Die haben allerdings ein Problem mit dem Vertrauen der Verbraucher. Satte 74 Prozent aller Kunden haben Vertrauen in die Bioqualität beim Einkauf im Hofladen des nächstgelegenen Bauern. Darauf folgen der Bioladen und der Biosupermarkt mit Werten von 69 und 66 Prozent Anteil an Kunden, die der Bioqualität vertrauen. Beim Discounter sind es lediglich 46 Prozent. Da nimmt es nicht Wunder, dass Alnatura nicht nur seine Unternehmenszentrale nach ökologischen Kriterien baut, sondern auch jede Filialeröffnung mit einer Spende an ein lokales Stadtprojekt begleitet.
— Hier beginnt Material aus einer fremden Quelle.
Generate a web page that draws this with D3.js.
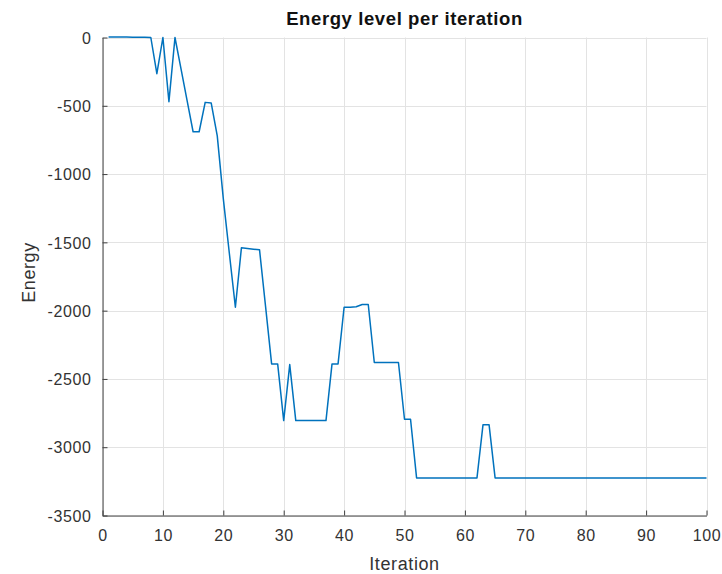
<!DOCTYPE html>
<html>
<head>
<meta charset="utf-8">
<script src="https://cdn.jsdelivr.net/npm/d3@7"></script>
<style>
  html, body { margin: 0; padding: 0; background: #fff; }
  svg { display: block; font-family: "Liberation Sans", Arial, Helvetica, sans-serif; }
</style>
</head>
<body>
<svg id="chart" width="722" height="574"></svg>
<script>
// ---- data ----
const titleText = "Energy level per iteration";
const xLabel = "Iteration";
const yLabel = "Energy";
const xTicks = [0, 10, 20, 30, 40, 50, 60, 70, 80, 90, 100];
const yTicks = [0, -500, -1000, -1500, -2000, -2500, -3000, -3500];
const iterationStart = 1;
const energy = [
  4, 4, 3, 3, 2, 1, 1, 0,                 // 1-8
  -265, 0, -470, 0, -230, -460, -690, -690, // 9-16
  -475, -480, -720, -1180, -1580, -1975,    // 17-22
  -1540, -1545, -1550, -1555, -1970,        // 23-27
  -2390, -2390, -2805, -2395, -2805,        // 28-32
  -2805, -2805, -2805, -2805, -2805,        // 33-37
  -2390, -2390, -1975, -1975, -1972,        // 38-42
  -1955, -1955, -2380, -2380, -2380,        // 43-47
  -2380, -2380, -2795, -2795,               // 48-51
  -3225, -3225, -3225, -3225, -3225, -3225, // 52-57
  -3225, -3225, -3225, -3225, -3225,        // 58-62
  -2835, -2835,                             // 63-64
  -3225, -3225, -3225, -3225, -3225, -3225, -3225, -3225, -3225, -3225, // 65-74
  -3225, -3225, -3225, -3225, -3225, -3225, -3225, -3225, -3225, -3225, // 75-84
  -3225, -3225, -3225, -3225, -3225, -3225, -3225, -3225, -3225, -3225, // 85-94
  -3225, -3225, -3225, -3225, -3225, -3225                              // 95-100
];

// ---- layout ----
const L = 102.5, R = 706.5, T = 37.5, B = 515.5;
const svg = d3.select("#chart");
const x = d3.scaleLinear().domain([0, 100]).range([L, R]);
const y = d3.scaleLinear().domain([-3500, 0]).range([B, T]);

// grid
const grid = svg.append("g");
grid.selectAll("line.gx").data(xTicks).enter().append("line")
  .attr("x1", d => Math.round(x(d)) + 0.5).attr("x2", d => Math.round(x(d)) + 0.5)
  .attr("y1", T).attr("y2", B)
  .attr("stroke", "#e3e3e3").attr("stroke-width", 1);
grid.selectAll("line.gy").data(yTicks).enter().append("line")
  .attr("y1", d => Math.round(y(d)) + 0.5).attr("y2", d => Math.round(y(d)) + 0.5)
  .attr("x1", L).attr("x2", R)
  .attr("stroke", "#e3e3e3").attr("stroke-width", 1);

// axes
const axisColor = "#404040";
const fmt = d => String(d);
const xAxis = d3.axisBottom(x).tickValues(xTicks).tickFormat(fmt).tickSizeInner(-5).tickSizeOuter(0).tickPadding(14);
const yAxis = d3.axisLeft(y).tickValues(yTicks).tickFormat(fmt).tickSizeInner(-5).tickSizeOuter(0).tickPadding(11);

const gx = svg.append("g").attr("transform", `translate(0,${B})`).call(xAxis);
const gy = svg.append("g").attr("transform", `translate(${L},0)`).call(yAxis);
[gx, gy].forEach(g => {
  g.select(".domain").attr("stroke", axisColor).attr("stroke-width", 1);
  g.selectAll(".tick line").attr("stroke", axisColor);
  g.selectAll(".tick text")
    .attr("fill", "#333")
    .style("font-size", "16px")
    .style("letter-spacing", "0.6px")
    .style("font-family", "'Liberation Sans', Arial, sans-serif");
});
gy.selectAll(".tick text").attr("dy", "0.36em");

// line
const line = d3.line()
  .x((d, i) => x(i + iterationStart))
  .y(d => y(d));
svg.append("path")
  .datum(energy)
  .attr("d", line)
  .attr("fill", "none")
  .attr("stroke", "#0072BD")
  .attr("stroke-width", 1.5)
  .attr("stroke-linejoin", "round");

// title & labels
svg.append("text")
  .attr("x", (L + R) / 2).attr("y", 25)
  .attr("text-anchor", "middle")
  .style("font-size", "18.5px").style("font-weight", "bold")
  .style("letter-spacing", "0.6px")
  .attr("fill", "#111")
  .text(titleText);

svg.append("text")
  .attr("x", (L + R) / 2).attr("y", 570)
  .attr("text-anchor", "middle")
  .style("font-size", "18px")
  .style("letter-spacing", "0.6px")
  .attr("fill", "#333")
  .text(xLabel);

svg.append("text")
  .attr("transform", `translate(35,${(T + B) / 2 - 4}) rotate(-90)`)
  .attr("text-anchor", "middle")
  .style("font-size", "18px")
  .style("letter-spacing", "0.6px")
  .attr("fill", "#333")
  .text(yLabel);
</script>
</body>
</html>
Das Sortiment an rund 1300 eigenen Produkten und 6000 insgesamt soll den stetig steigenden Ansprüchen nicht allein an die Qualität sondern auch den ethischen Anspruch gerecht werden. Dazu sollen künftig unter auch die Eier aus dem Projekt „Bruderhahn“ verkauft werden. Dabei werden die männlichen Küken nicht wie üblich getötet, sondern als Masthähnchen aufgezogen – und bei Alnatura als Bioland-Babygläschen und -Geflügelwürstchen verkauft.